Solomon discovered this truth through trial and error. He tried Power, Money, Wisdom, Sensual Pleasure, Building things, Working, and Honor. In the end experienced emptiness.
I want to thank Solomon because he’s saved us so much trouble and disappointment. God’s Word tells us that all this leads to nothing.
In a similar light, Jesus told a parable about a man who thought meaning and security could be found in material wealth…
Luke 12:13-21 (ESV)
Someone in the crowd said to him, “Teacher, tell my brother to divide the inheritance with me.”  But he said to him, “Man, who made me a judge or arbitrator over you?”  And he said to them, “Take care, and be on your guard against all covetousness, for one’s life does not consist in the abundance of his possessions.”  And he told them a parable, saying, “The land of a rich man produced plentifully,  and he thought to himself, ‘What shall I do, for I have nowhere to store my crops?’  And he said, ‘I will do this: I will tear down my barns and build larger ones, and there I will store all my grain and my goods.  And I will say to my soul, Soul, you have ample goods laid up for many years; relax, eat, drink, be merry.’  But God said to him, ‘Fool! This night your soul is required of you, and the things you have prepared, whose will they be?’  So is the one who lays up treasure for himself and is not rich toward God.”
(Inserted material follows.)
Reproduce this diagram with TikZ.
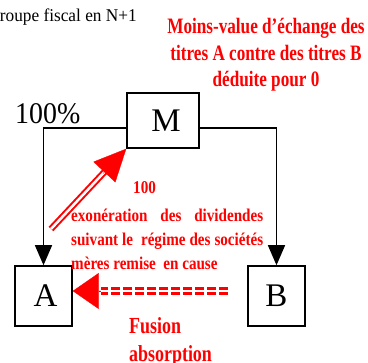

God simply calls this man a fool because he thinks he can trust in his wealth and abundance for a good life. He was trusting in his work and his wealth to give him a long and comfortable life. I wish he would have read Ecclesiastes. I wish Solomon could have spoke some sense into his foolish heart before it was too late. I don’t know what happened to this man in Jesus’ parable but I’m so thankful that God has shown grace to us this day by explaining through King Solomon the danger of trusting goods and pleasure over trusting God. I think in the end, Solomon got it right. I pray we get it right before it’s too late for us.
Love the Lord your God with all your heart, soul, mind, and strength. Turn away from the emptiness worldly possessions offer.